Plus, corn can be hard on the environment. Some communities in Minnesota's southeastern corners can't even drink their own water because it's so polluted by farm runoff. It's difficult to pinpoint how much of that comes from corn, but corn is known as a "heavy feeder," meaning that it requires significant amounts of nitrogen, unlike soybeans. Even with the precise applicators of today, rains and irrigation cause nitrogen to soak into the soil until it reaches drinking water.
We grow more corn than we need. The price of corn has crashed this summer, indicating weak demand, but instead of scaling back future production, corn growers are demanding that government find them new markets.
Farmers grow corn and soybeans because that's how the system works. They have the equipment for it. They're good at it. They understand their soil and how to squeeze it for the most corn they can get per acre. They get government subsidies that amount to millions of dollars for the largest farmers. And the markets are set up for it — they don't have to travel far to haul the crop to a buyer. To change the way they farm would require expensive new equipment, new markets and new subsidies.

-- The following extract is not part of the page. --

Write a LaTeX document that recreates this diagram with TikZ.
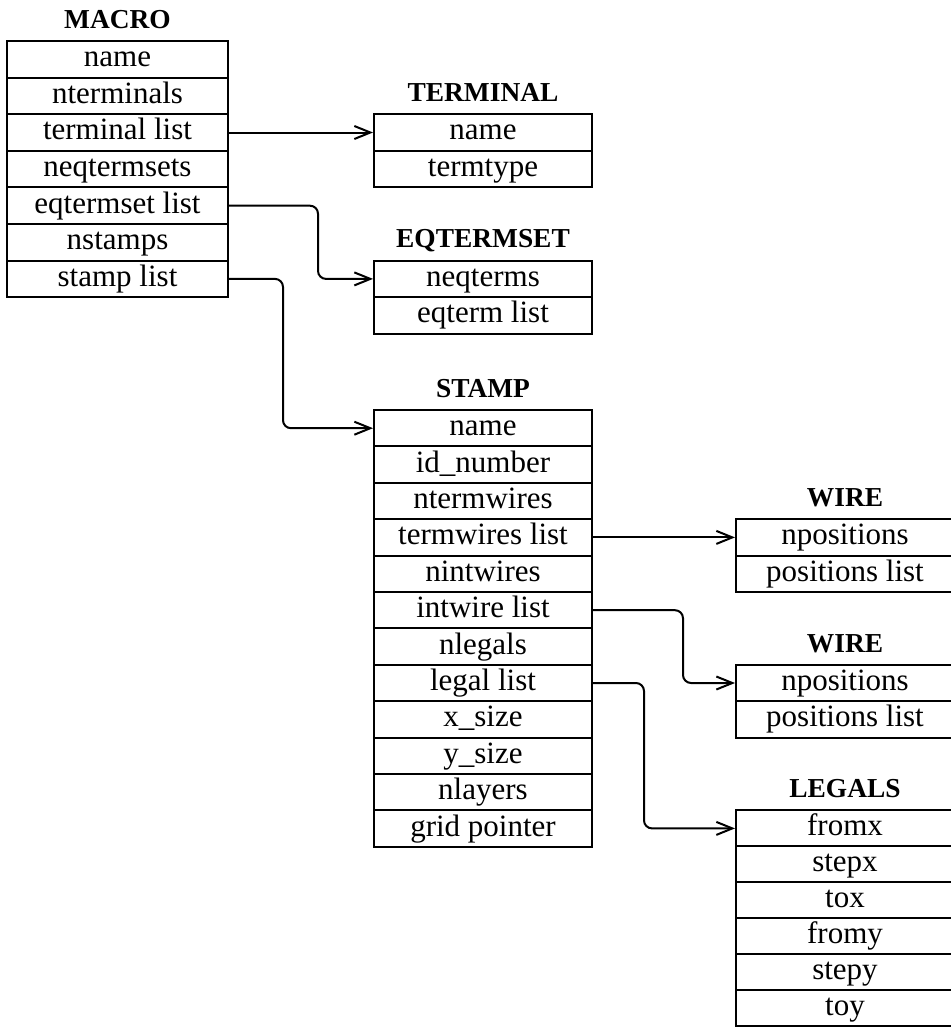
\documentclass[tikz,border=0pt]{standalone}
\usepackage{fontspec}
\setmainfont{Liberation Serif}
\usetikzlibrary{arrows.meta}
\tikzset{
  field/.style={draw,line width=1pt,inner sep=0pt,minimum width=109pt,minimum height=18.2pt,
    text height=10pt,text depth=2.6pt,font=\fontsize{15.5}{18}\selectfont},
  wide/.style={minimum width=110.5pt,minimum height=18.3pt},
  tall/.style={minimum height=18.3pt},
  short/.style={minimum height=18pt},
  title/.style={anchor=base,inner sep=0pt,font=\fontsize{13.7}{16}\selectfont\bfseries},
  ptr/.style={line width=1pt,rounded corners=4pt,-{Straight Barb[length=8pt,width=6.5pt]}}
}
\begin{document}
\begin{tikzpicture}[x=0.5pt,y=-0.5pt]
  \useasboundingbox (0,0) rectangle (951,1029);
  % macro
  \node[title] (MACRO) at (117.5,28.3) {MACRO};
  \node[field,wide] (M1) at (117.5,59.3) {name};
  \node[field,wide] (M2) at (117.5,95.9) {nterminals};
  \node[field,wide] (M3) at (117.5,132.5) {terminal list};
  \node[field,wide] (M4) at (117.5,169.1) {neqtermsets};
  \node[field,wide] (M5) at (117.5,205.7) {eqtermset list};
  \node[field,wide] (M6) at (117.5,242.3) {nstamps};
  \node[field,wide] (M7) at (117.5,278.9) {stamp list};
  % terminal and eqtermset
  \node[title] (TERMINAL) at (483,101.5) {TERMINAL};
  \node[field,tall] (T1) at (483,132.5) {name};
  \node[field,tall] (T2) at (483,169.1) {termtype};
  \node[title] (EQTERMSET) at (483,247.9) {EQTERMSET};
  \node[field,tall] (E1) at (483,278.9) {neqterms};
  \node[field,tall] (E2) at (483,315.5) {eqterm list};
  % stamp
  \node[title] (STAMP) at (483,397.3) {STAMP};
  \node[field] (S1) at (483,428.2) {name};
  \node[field] (S2) at (483,464.6) {id\_number};
  \node[field] (S3) at (483,501) {ntermwires};
  \node[field] (S4) at (483,537.4) {termwires list};
  \node[field] (S5) at (483,573.8) {nintwires};
  \node[field] (S6) at (483,610.2) {intwire list};
  \node[field] (S7) at (483,646.6) {nlegals};
  \node[field] (S8) at (483,683) {legal list};
  \node[field] (S9) at (483,719.4) {x\_size};
  \node[field] (S10) at (483,755.8) {y\_size};
  \node[field] (S11) at (483,792.2) {nlayers};
  \node[field] (S12) at (483,828.6) {grid pointer};
  % wires
  \node[title] (WIRE) at (845,506.5) {WIRE};
  \node[field] (W1) at (845,537.4) {npositions};
  \node[field] (W2) at (845,573.8) {positions list};
  \node[title] (WIRE') at (845,652.1) {WIRE};
  \node[field] (V1) at (845,683) {npositions};
  \node[field] (V2) at (845,719.4) {positions list};
  % legals
  \node[title] (LEGALS) at (845,797.7) {LEGALS};
  \node[field,short] (L1) at (845,828.4) {fromx};
  \node[field,short] (L2) at (845,864.4) {stepx};
  \node[field,short] (L3) at (845,900.4) {tox};
  \node[field,short] (L4) at (845,936.4) {fromy};
  \node[field,short] (L5) at (845,972.4) {stepy};
  \node[field,short] (L6) at (845,1008.4) {toy};
  % pointers
  \draw[ptr] (M3.east) -- (T1.west);
  \draw[ptr] (M5.east) -- ++(89,0) |- (E1.west);
  \draw[ptr] (M7.east) -- ++(54,0) |- (S1.west);
  \draw[ptr] (S4.east) -- (W1.west);
  \draw[ptr] (S6.east) -- ++(90,0) |- (V1.west);
  \draw[ptr] (S8.east) -- ++(51,0) |- (L1.west);
\end{tikzpicture}
\end{document}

What would happen to the rural economy if we stopped growing so much corn?
It could be a boon.
The millions of tax dollars going into the state's corn industry could be invested in rural communities in other ways, says Peg Furshong, who is fighting the carbon pipeline for CURE, a Montevideo-based nonprofit that focuses on climate, the environment and building democracy in rural areas.

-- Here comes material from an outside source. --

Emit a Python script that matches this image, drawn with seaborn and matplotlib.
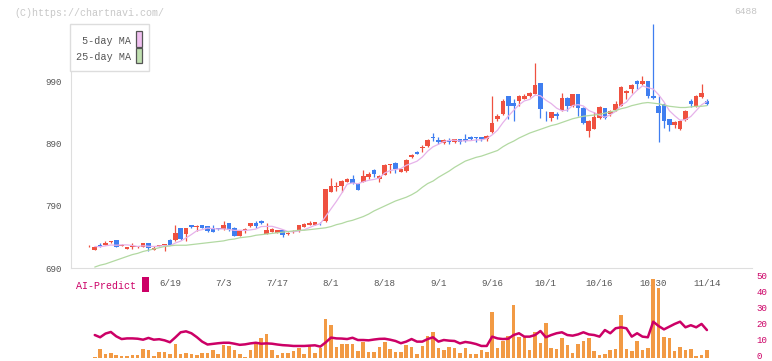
import numpy as np
import pandas as pd
import seaborn as sns
from matplotlib import pyplot as plt
from matplotlib.patches import Rectangle
from matplotlib.transforms import ScaledTranslation

# daily candles (price)
opens = [725, 720, 728, 728, 732, 735, 725, 721, 724, 724,
         724, 730, 719, 725, 727, 735, 735, 754, 745, 759,
         757, 759, 758, 754, 754, 753, 763, 755, 742, 751,
         758, 763, 766, 745, 749, 747, 751, 745, 748, 750,
         757, 759, 760, 763, 766, 813, 821, 822, 829, 834,
         826, 829, 837, 848, 834, 840, 856, 859, 845, 846,
         868, 877, 883, 886, 900, 896, 891, 896, 892, 898,
         898, 901, 900, 900, 897, 908, 930, 937, 966, 956,
         958, 962, 966, 970, 987, 933, 931, 938, 944, 964,
         950, 969, 948, 910, 914, 931, 947, 937, 944, 951,
         972, 978, 991, 985, 990, 967, 951, 954, 929, 920,
         913, 928, 959, 950, 965, 958]
highs = [727, 724, 730, 734, 734, 735, 729, 724, 730, 726,
         731, 730, 725, 728, 729, 737, 760, 755, 755, 760,
         759, 760, 758, 760, 755, 766, 763, 756, 750, 754,
         763, 766, 767, 762, 754, 752, 752, 748, 751, 760,
         762, 766, 764, 764, 818, 835, 828, 831, 835, 840,
         827, 848, 845, 849, 839, 857, 858, 860, 850, 865,
         874, 878, 888, 897, 907, 901, 897, 899, 898, 898,
         906, 902, 901, 901, 904, 967, 938, 961, 967, 962,
         968, 970, 973, 1019, 988, 943, 941, 940, 971, 965,
         970, 970, 949, 928, 940, 950, 948, 944, 959, 982,
         976, 985, 992, 998, 991, 1082, 967, 955, 930, 926,
         928, 944, 961, 968, 985, 961]
lows = [724, 720, 724, 727, 730, 724, 725, 721, 721, 723,
        724, 717, 719, 725, 717, 727, 734, 736, 734, 755,
        750, 755, 749, 748, 751, 752, 750, 742, 742, 747,
        757, 754, 761, 745, 748, 746, 741, 744, 746, 749,
        756, 759, 760, 760, 765, 812, 814, 813, 829, 826,
        815, 828, 834, 837, 829, 840, 843, 843, 844, 845,
        867, 873, 877, 885, 894, 890, 889, 890, 891, 890,
        893, 896, 893, 894, 894, 907, 927, 936, 930, 926,
        950, 961, 965, 969, 931, 926, 926, 929, 943, 943,
        949, 935, 922, 900, 913, 930, 930, 935, 942, 950,
        962, 972, 977, 984, 963, 962, 892, 915, 910, 915,
        912, 927, 949, 949, 964, 952]
closes = [726, 724, 724, 730, 733, 724, 727, 724, 725, 725,
          730, 723, 722, 728, 729, 728, 746, 737, 754, 756,
          758, 755, 750, 749, 753, 759, 751, 742, 750, 752,
          763, 758, 762, 751, 753, 751, 744, 746, 749, 759,
          761, 762, 764, 762, 817, 822, 822, 830, 834, 827,
          815, 838, 842, 841, 838, 856, 857, 850, 849, 864,
          872, 874, 884, 896, 899, 892, 896, 893, 898, 892,
          894, 897, 899, 898, 903, 923, 935, 959, 950, 950,
          967, 967, 971, 984, 945, 932, 940, 934, 963, 950,
          969, 947, 923, 927, 932, 949, 931, 943, 954, 981,
          974, 984, 985, 990, 966, 963, 939, 927, 920, 925,
          927, 943, 953, 967, 972, 953]

# 25-day moving average as drawn
ma25 = [np.nan, 692, 695, 697, 700, 703, 706, 709, 712, 714,
        717, 719, 721, 723, 725, 726, 727, 727, 727, 728,
        729, 730, 731, 732, 733, 734, 736, 737, 739, 740,
        741, 743, 744, 745, 746, 747, 748, 749, 750, 751,
        751, 752, 753, 754, 755, 757, 760, 762, 765, 767,
        770, 773, 777, 782, 786, 790, 794, 798, 801, 804,
        808, 813, 820, 826, 830, 836, 841, 846, 852, 857,
        862, 865, 868, 870, 873, 876, 879, 885, 890, 894,
        899, 903, 907, 910, 913, 916, 919, 921, 924, 927,
        930, 932, 934, 935, 936, 937, 939, 941, 943, 946,
        948, 951, 953, 955, 956, 955, 954, 952, 950, 949,
        948, 948, 949, 950, 950, 951]

# volume bars and AI-Predict line (right scale 0-50)
volume = [0, 0.6, 5.4, 2.3, 2.9, 1.7, 1.1, 1.1, 1.9, 1.7,
          5.4, 5.0, 1.2, 3.5, 3.5, 2.5, 8.5, 2.5, 2.9, 2.1,
          1.5, 2.9, 2.9, 4.8, 2.1, 7.7, 7.3, 5.0, 2.1, 0.6,
          4.6, 8.9, 12.3, 14.7, 4.8, 1.7, 3.1, 2.9, 4.1, 6.2,
          2.3, 7.3, 3.1, 6.0, 24.0, 20.3, 6.8, 8.5, 8.5, 8.5,
          4.4, 10.0, 3.3, 3.3, 6.4, 9.7, 5.6, 3.7, 3.3, 7.9,
          6.8, 2.3, 7.3, 13.5, 15.8, 6.0, 4.8, 6.6, 6.0, 3.1,
          6.0, 2.3, 2.3, 4.8, 3.5, 28.4, 6.0, 10.6, 13.3, 32.8,
          12.9, 12.7, 4.8, 15.8, 9.1, 21.4, 6.0, 5.4, 12.3, 7.7,
          2.9, 8.5, 10.4, 12.3, 4.1, 1.7, 2.3, 4.8, 5.4, 26.4,
          5.4, 4.1, 10.4, 4.8, 6.0, 49.0, 43.3, 12.9, 12.3, 4.1,
          6.6, 4.8, 5.4, 1.1, 1.7, 4.8]
ai_predict = [np.nan, 14.1, 12.7, 15.0, 16.0, 13.3, 11.6, 12.0, 12.0, 11.8,
              11.2, 12.3, 11.2, 11.5, 10.8, 9.6, 12.6, 15.8, 16.4, 15.2,
              12.8, 10.0, 8.2, 8.6, 9.0, 9.3, 9.3, 8.7, 8.0, 8.3,
              8.9, 9.3, 8.7, 8.9, 8.7, 8.2, 7.8, 7.6, 7.3, 7.3,
              7.3, 7.5, 7.7, 6.9, 9.5, 12.5, 12.0, 11.9, 11.6, 12.4,
              11.0, 11.0, 10.8, 11.3, 11.7, 11.8, 11.2, 10.4, 9.0, 10.0,
              11.6, 10.0, 10.0, 11.6, 12.7, 10.0, 11.0, 10.6, 10.4, 8.9,
              9.8, 9.3, 8.5, 7.3, 7.3, 13.1, 12.0, 11.6, 11.8, 14.1,
              15.2, 13.1, 13.1, 14.1, 16.6, 12.7, 14.1, 15.2, 15.8, 14.1,
              13.7, 14.5, 15.8, 14.5, 14.1, 13.1, 17.2, 15.2, 18.3, 18.9,
              18.3, 13.1, 15.2, 13.1, 12.7, 22.4, 19.7, 17.6, 19.3, 21.0,
              22.4, 18.9, 20.2, 18.9, 21.0, 17.2]

# date labels sit every 10 trading days, counted back from the last day
date_labels = ["6/19", "7/3", "7/17", "8/1", "8/18", "9/1",
               "9/16", "10/1", "10/16", "10/30", "11/14"]
date_days = [15, 25, 35, 45, 55, 65, 75, 85, 95, 105, 115]
price_ticks = [690, 790, 890, 990]
ai_ticks = [0, 10, 20, 30, 40, 50]

sns.set_theme(style="white")
plt.rcParams['font.family'] = ['Liberation Mono', 'DejaVu Sans Mono']

df = pd.DataFrame({"open": opens, "high": highs, "low": lows, "close": closes,
                   "ma25": ma25, "volume": volume, "ai": ai_predict})
df["day"] = np.arange(len(df))
df["ma5"] = df["close"].rolling(5, min_periods=2).mean()
up = df["close"] >= df["open"]
colors = np.where(up, "#ef5140", "#3f7ef0")

W, H = 772, 361
fig = plt.figure(figsize=(W / 100, H / 100), dpi=100)
xlim = (-3.48, 123.45)

# main price panel
ax = fig.add_axes([70.7 / W, 1 - 268.3 / H, 681.6 / W, 244.3 / H])
ax.vlines(df["day"], df["low"], df["high"], colors=colors, lw=0.9, zorder=2)
body = np.maximum((df["close"] - df["open"]).abs(), 1.3)
ax.bar(df["day"], body, bottom=df[["open", "close"]].min(axis=1),
       width=0.86, color=colors, edgecolor="none", linewidth=0, zorder=3)
sns.lineplot(x=df["day"].values, y=df["ma5"].values, ax=ax, color="#e6b2ea", lw=0.9, zorder=4)
sns.lineplot(x=df["day"].values, y=df["ma25"].values, ax=ax, color="#b2d9a2", lw=0.9, zorder=4)
ax.set_xlim(xlim)
ax.set_ylim(690, 1082)
ax.set_xlabel("")
ax.set_ylabel("")
for s in ["top", "right"]:
    ax.spines[s].set_visible(False)
for s in ["left", "bottom"]:
    ax.spines[s].set_color("#dedede")
    ax.spines[s].set_linewidth(0.8)
ax.set_xticks(np.linspace(xlim[0], xlim[1], 12), [""] * 12)
ax.set_xticks(date_days, date_labels, minor=True)
ax.tick_params(axis="x", which="major", direction="inout", length=6, width=0.8, color="#dedede")
ax.tick_params(axis="x", which="minor", length=0, pad=7.6, labelsize=6.6, labelcolor="#555555")
ax.set_yticks(price_ticks, [str(v) for v in price_ticks])
ax.tick_params(axis="y", direction="inout", length=6, width=0.8, color="#dedede",
               pad=3.2, labelsize=6.6, labelcolor="#555555")

# volume + AI-Predict panel
ax2 = fig.add_axes([70.7 / W, 1 - 357.7 / H, 681.6 / W, 80.4 / H])
ax2.patch.set_visible(False)
ax2.bar(df["day"], df["volume"], width=0.66, color="#f29a44", edgecolor="none", linewidth=0, zorder=2)
sns.lineplot(x=df["day"].values, y=df["ai"].values, ax=ax2, color="#cc0066", lw=1.8, zorder=3)
ax2.set_xlim(xlim)
ax2.set_ylim(0, 50)
ax2.set_xlabel("")
ax2.set_ylabel("")
for s in ax2.spines.values():
    s.set_visible(False)
ax2.set_xticks([])
ax2.yaxis.tick_right()
ax2.set_yticks(ai_ticks, [str(v) for v in ai_ticks])
ax2.tick_params(axis="y", length=0, pad=3, labelsize=6.6, labelcolor="#cc0066")
# nudge the right-hand labels up a touch so "0" stays inside the figure
lift = ScaledTranslation(0, 1.5 / 72, fig.dpi_scale_trans)
for lbl in ax2.get_yticklabels():
    lbl.set_transform(lbl.get_transform() + lift)

# legend box for the moving averages
fig.patches.append(Rectangle((70.3 / W, 1 - 71 / H), 78.4 / W, 47 / H, transform=fig.transFigure,
                             fc="white", ec="#dddddd", lw=1))
fig.patches.append(Rectangle((136 / W, 1 - 46.7 / H), 6.3 / W, 15.7 / H, transform=fig.transFigure,
                             fc="#f0c0f0", ec="#555555", lw=0.9))
fig.patches.append(Rectangle((136 / W, 1 - 63.3 / H), 6.3 / W, 15 / H, transform=fig.transFigure,
                             fc="#c0e0b0", ec="#555555", lw=0.9))
fig.text(131 / W, 1 - 41.3 / H, "5-day MA", ha="right", va="center", fontsize=7.3, color="#555555")
fig.text(131 / W, 1 - 57.3 / H, "25-day MA", ha="right", va="center", fontsize=7.3, color="#555555")

# AI-Predict tag
fig.text(75.7 / W, 1 - 286 / H, "AI-Predict", ha="left", va="center", fontsize=7.2, color="#cc0066")
fig.patches.append(Rectangle((142 / W, 1 - 292.3 / H), 6.7 / W, 15 / H, transform=fig.transFigure,
                             fc="#cc0066", ec="none"))

# watermark and code
fig.text(14 / W, 1 - 12.5 / H, "(C)https://chartnavi.com/", ha="left", va="center",
         fontsize=7.2, color="#c8c8c8")
fig.text(757 / W, 1 - 12 / H, "6488", ha="right", va="center", fontsize=6.8, color="#c4c4c4")

fig.savefig("out.png", dpi=100)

Let me be clear. CURE is not saying we should phase out ethanol plants. The organization is focused on protecting our water supply, as the pipeline would need substantial water resources to operate.

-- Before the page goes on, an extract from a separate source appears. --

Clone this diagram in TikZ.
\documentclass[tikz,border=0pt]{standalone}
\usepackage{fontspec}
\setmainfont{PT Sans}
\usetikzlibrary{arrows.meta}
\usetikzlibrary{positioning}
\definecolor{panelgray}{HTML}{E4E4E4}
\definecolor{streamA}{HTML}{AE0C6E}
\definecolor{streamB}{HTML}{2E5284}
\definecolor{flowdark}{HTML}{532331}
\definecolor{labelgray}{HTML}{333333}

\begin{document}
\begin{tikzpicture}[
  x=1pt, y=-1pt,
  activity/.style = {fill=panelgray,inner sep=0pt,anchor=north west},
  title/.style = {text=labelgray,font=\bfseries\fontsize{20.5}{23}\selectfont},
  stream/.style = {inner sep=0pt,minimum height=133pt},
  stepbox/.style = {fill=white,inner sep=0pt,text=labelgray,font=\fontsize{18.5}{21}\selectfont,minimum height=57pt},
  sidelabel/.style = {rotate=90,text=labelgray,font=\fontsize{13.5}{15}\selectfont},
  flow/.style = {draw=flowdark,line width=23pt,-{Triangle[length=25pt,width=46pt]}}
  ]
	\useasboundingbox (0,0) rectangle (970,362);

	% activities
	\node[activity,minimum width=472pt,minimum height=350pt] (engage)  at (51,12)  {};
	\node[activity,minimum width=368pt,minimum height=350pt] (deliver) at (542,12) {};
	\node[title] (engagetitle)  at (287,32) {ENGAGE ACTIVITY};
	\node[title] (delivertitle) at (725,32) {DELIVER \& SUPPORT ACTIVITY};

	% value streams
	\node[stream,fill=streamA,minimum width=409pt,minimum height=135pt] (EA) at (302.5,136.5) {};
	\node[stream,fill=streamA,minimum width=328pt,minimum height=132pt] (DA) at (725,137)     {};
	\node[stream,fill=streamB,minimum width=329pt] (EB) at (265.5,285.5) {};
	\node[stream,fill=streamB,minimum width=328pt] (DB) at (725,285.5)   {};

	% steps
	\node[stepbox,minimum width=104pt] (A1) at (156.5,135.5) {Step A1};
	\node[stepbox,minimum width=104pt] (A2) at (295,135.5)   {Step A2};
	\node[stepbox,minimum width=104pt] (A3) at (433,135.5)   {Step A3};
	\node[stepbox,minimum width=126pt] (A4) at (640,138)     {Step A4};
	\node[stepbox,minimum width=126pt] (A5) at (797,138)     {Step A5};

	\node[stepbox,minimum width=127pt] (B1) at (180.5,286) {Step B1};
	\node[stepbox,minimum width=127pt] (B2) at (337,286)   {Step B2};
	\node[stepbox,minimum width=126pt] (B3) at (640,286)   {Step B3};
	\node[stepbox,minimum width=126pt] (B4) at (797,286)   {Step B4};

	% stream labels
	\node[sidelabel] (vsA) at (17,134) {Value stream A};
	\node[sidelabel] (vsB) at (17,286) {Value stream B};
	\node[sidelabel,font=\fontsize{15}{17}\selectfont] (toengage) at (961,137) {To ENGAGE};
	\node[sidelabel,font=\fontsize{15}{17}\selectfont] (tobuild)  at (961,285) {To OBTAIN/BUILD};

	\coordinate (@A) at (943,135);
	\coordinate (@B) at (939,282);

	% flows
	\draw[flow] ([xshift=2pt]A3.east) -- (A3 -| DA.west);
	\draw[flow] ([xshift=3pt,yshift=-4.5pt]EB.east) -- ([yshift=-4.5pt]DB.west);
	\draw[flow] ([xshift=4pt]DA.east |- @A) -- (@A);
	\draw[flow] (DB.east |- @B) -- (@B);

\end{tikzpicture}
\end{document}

Furshong suggested alternative investments such as creating local food systems. Adequately compensating our farmers to grow food that ends up on our dinner tables. Wheat. Oats. Kernza. Kale, edible beans, radishes. Sweet corn.
Real food for human consumption.
I know many farmers who would love to be able to do that.
If you want to comment on this proposed pipeline, you have until Sept. 11. Its environmental impact statement is available on the Public Utilities Commission website.